### INFORMATION SUPPLIED
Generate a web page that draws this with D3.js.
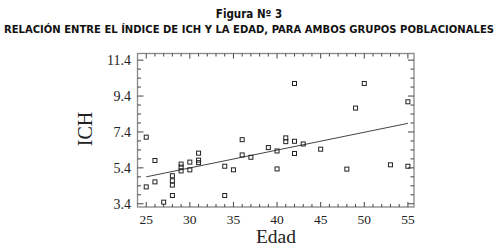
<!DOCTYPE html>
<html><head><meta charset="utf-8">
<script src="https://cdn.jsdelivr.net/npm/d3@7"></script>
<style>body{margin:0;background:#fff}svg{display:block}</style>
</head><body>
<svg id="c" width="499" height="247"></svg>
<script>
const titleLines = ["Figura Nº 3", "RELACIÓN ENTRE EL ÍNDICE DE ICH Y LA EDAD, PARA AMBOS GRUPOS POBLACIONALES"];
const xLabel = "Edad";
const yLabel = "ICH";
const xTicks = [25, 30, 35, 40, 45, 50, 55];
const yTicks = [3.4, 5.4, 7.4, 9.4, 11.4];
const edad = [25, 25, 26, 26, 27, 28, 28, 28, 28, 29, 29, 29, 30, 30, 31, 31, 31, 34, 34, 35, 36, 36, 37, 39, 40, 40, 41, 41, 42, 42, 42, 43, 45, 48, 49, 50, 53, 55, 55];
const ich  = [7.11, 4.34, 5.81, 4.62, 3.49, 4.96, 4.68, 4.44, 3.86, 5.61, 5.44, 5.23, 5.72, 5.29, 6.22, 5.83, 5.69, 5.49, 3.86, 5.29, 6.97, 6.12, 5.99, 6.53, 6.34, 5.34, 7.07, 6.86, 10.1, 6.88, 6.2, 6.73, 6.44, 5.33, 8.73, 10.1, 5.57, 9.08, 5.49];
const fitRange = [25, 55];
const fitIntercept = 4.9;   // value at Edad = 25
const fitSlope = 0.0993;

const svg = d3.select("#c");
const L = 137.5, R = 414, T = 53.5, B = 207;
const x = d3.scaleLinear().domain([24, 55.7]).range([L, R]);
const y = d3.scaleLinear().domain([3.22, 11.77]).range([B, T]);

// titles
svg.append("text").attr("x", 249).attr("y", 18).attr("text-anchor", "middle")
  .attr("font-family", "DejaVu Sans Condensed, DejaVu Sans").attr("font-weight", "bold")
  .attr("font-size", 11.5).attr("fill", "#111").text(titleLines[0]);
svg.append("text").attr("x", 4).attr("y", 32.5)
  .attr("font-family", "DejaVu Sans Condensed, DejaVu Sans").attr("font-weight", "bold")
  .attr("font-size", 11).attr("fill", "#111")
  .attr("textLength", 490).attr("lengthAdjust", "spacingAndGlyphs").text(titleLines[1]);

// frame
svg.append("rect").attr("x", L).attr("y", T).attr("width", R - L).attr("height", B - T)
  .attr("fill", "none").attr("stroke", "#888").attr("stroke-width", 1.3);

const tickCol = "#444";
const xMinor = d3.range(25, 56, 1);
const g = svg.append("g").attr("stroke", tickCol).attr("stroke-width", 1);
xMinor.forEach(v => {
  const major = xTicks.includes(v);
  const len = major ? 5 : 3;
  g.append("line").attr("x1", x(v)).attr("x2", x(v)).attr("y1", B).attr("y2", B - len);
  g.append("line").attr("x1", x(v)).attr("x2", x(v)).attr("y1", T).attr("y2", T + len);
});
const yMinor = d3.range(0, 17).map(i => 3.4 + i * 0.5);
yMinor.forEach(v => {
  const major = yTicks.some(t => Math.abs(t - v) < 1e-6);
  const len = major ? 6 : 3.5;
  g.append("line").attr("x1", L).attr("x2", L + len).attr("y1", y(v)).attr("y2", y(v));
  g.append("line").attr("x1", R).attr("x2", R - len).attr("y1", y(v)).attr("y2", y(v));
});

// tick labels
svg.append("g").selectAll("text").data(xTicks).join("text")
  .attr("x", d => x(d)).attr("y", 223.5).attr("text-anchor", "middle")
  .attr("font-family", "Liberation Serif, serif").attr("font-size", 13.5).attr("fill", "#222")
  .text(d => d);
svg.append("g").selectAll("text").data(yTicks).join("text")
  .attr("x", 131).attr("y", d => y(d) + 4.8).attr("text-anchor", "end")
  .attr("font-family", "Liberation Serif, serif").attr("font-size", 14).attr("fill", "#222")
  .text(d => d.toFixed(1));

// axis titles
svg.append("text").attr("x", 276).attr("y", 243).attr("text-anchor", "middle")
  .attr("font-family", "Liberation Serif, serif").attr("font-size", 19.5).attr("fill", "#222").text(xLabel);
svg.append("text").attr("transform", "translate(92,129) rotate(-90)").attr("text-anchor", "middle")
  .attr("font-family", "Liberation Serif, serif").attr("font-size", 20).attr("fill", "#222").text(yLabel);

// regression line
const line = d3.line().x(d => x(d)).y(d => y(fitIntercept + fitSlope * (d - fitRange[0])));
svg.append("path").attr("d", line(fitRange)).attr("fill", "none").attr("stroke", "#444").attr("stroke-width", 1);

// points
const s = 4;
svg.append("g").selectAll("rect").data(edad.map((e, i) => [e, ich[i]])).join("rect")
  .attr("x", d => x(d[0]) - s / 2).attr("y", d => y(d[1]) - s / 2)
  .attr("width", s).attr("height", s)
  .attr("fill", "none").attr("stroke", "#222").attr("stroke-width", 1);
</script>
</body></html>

### TASK GOAL
Return only the lines running from the top of the data to the line that holds "const y = d3.scaleLinear().domain([3.22, 11.77]).range([B, T]);". Include both of those lines, but skip the pictures.

### EXERCISE RESULT
Generate a web page that draws this with D3.js.
<!DOCTYPE html>
<html><head><meta charset="utf-8">
<script src="https://cdn.jsdelivr.net/npm/d3@7"></script>
<style>body{margin:0;background:#fff}svg{display:block}</style>
</head><body>
<svg id="c" width="499" height="247"></svg>
<script>
const titleLines = ["Figura Nº 3", "RELACIÓN ENTRE EL ÍNDICE DE ICH Y LA EDAD, PARA AMBOS GRUPOS POBLACIONALES"];
const xLabel = "Edad";
const yLabel = "ICH";
const xTicks = [25, 30, 35, 40, 45, 50, 55];
const yTicks = [3.4, 5.4, 7.4, 9.4, 11.4];
const edad = [25, 25, 26, 26, 27, 28, 28, 28, 28, 29, 29, 29, 30, 30, 31, 31, 31, 34, 34, 35, 36, 36, 37, 39, 40, 40, 41, 41, 42, 42, 42, 43, 45, 48, 49, 50, 53, 55, 55];
const ich  = [7.11, 4.34, 5.81, 4.62, 3.49, 4.96, 4.68, 4.44, 3.86, 5.61, 5.44, 5.23, 5.72, 5.29, 6.22, 5.83, 5.69, 5.49, 3.86, 5.29, 6.97, 6.12, 5.99, 6.53, 6.34, 5.34, 7.07, 6.86, 10.1, 6.88, 6.2, 6.73, 6.44, 5.33, 8.73, 10.1, 5.57, 9.08, 5.49];
const fitRange = [25, 55];
const fitIntercept = 4.9;   // value at Edad = 25
const fitSlope = 0.0993;

const svg = d3.select("#c");
const L = 137.5, R = 414, T = 53.5, B = 207;
const x = d3.scaleLinear().domain([24, 55.7]).range([L, R]);
const y = d3.scaleLinear().domain([3.22, 11.77]).range([B, T]);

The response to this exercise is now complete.